U.S. president Donald Trump’s power struggle with China was perhaps the defining feature of his presidency, until the coronavirus COVID-19 pandemic struck.
The pandemic—and subsequent lockdowns—crashed global markets and pushed investors around the world toward the safety of the almighty dollar.
But the U.S. dollar’s days as the world’s reserve currency could be numbered, with some of the biggest ever changes to government-backed central bank currencies looming—and China leading the field.
Casual discussions around central bank digital currencies, sometimes called CBDCs, have been going on for the last few of years.
Digital currencies would work just like regular coins and notes issued by central banks but exist entirely online. Instead of printing or minting currency, the central banks would issue digital dollars via online accounts—similar to the commercial banking apps that have exploded in popularity in recent years.
Employers could, theoretically, pay directly into these government-run accounts and both online and physical stores could accept payment from them. Foreign exchange could also be handled through them, easing the flow of international trade.
The long-running debate among central bankers over the need for digital currencies was blown wide open last year by news of Facebook’s libra project—something that almost saw the social media giant elevate itself to (or even above) central bank status as an issuer of the first global currency.
World leaders and regulators slapped Facebook back down.
“We have only one real currency in the U.S.A., and it is stronger than ever, both dependable and reliable,” Trump said last year in a Twitter tirade against Facebook’s libra, as well as bitcoin and cryptocurrencies—scarce digital assets that were the inspiration for libra.
“[The dollar] is by far the most dominant currency anywhere in the world, and it will always stay that way.”
Libra is expected to launch later this year, though somewhat reduced from Facebook chief executive Mark Zuckerberg’s original vision.
Some U.S. lawmakers have proposed the creation of digital dollars and so-called FedAccounts as part of stimulus bills designed to offset the economic damage wrought by coronavirus-induced lockdowns.
These have so far been excluded from final bills and may never get through a divided Congress—perhaps leaving Facebook’s libra as a defacto digital dollar.
“The big battle for global financial supremacy could be between the digital yuan and Facebook’s libra dollar, a digital version of the U.S. dollar,” said financial author and trading veteran Glen Goodman, who made a name for himself by successfully navigating stock markets during the 2008 global financial crisis and has been closely following the development of central bank digital currencies.
“Both of these currencies may be launched as soon as this year and will make it quicker, cheaper and more efficient to buy, sell or transfer money from place to place. China will pull out all the stops to convince international trading partners to switch from the dollar to their new currency. If they manage to lure enough users, the U.S. dollar could be in deep trouble.”
Battle lines are now being drawn but the war could be measured in decades and not years.

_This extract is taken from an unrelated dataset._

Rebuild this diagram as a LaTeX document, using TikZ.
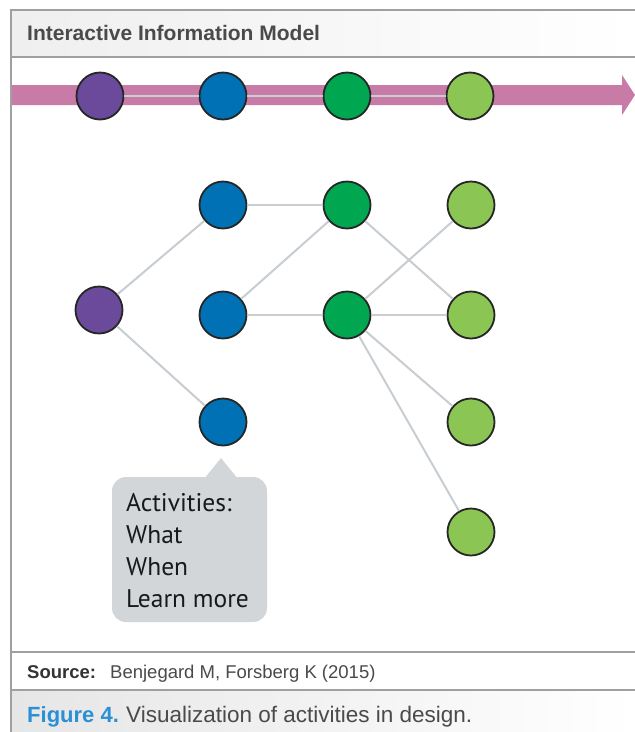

“Given the risks inherent to such a transformation, China will phase in the CBDC very gradually,” journalists at the widely-respected Economist newspaper wrote this week, pointing to analysis from Citic Securities that estimates it will take “several years for the digital yuan to replace just about 10% of all physical cash in China.”
Donald Trump’s first term as U.S. president may have been marked by his trade war with China; but if he wins a second he could go down in history as the president that that saw the U.S. dollar fall from grace.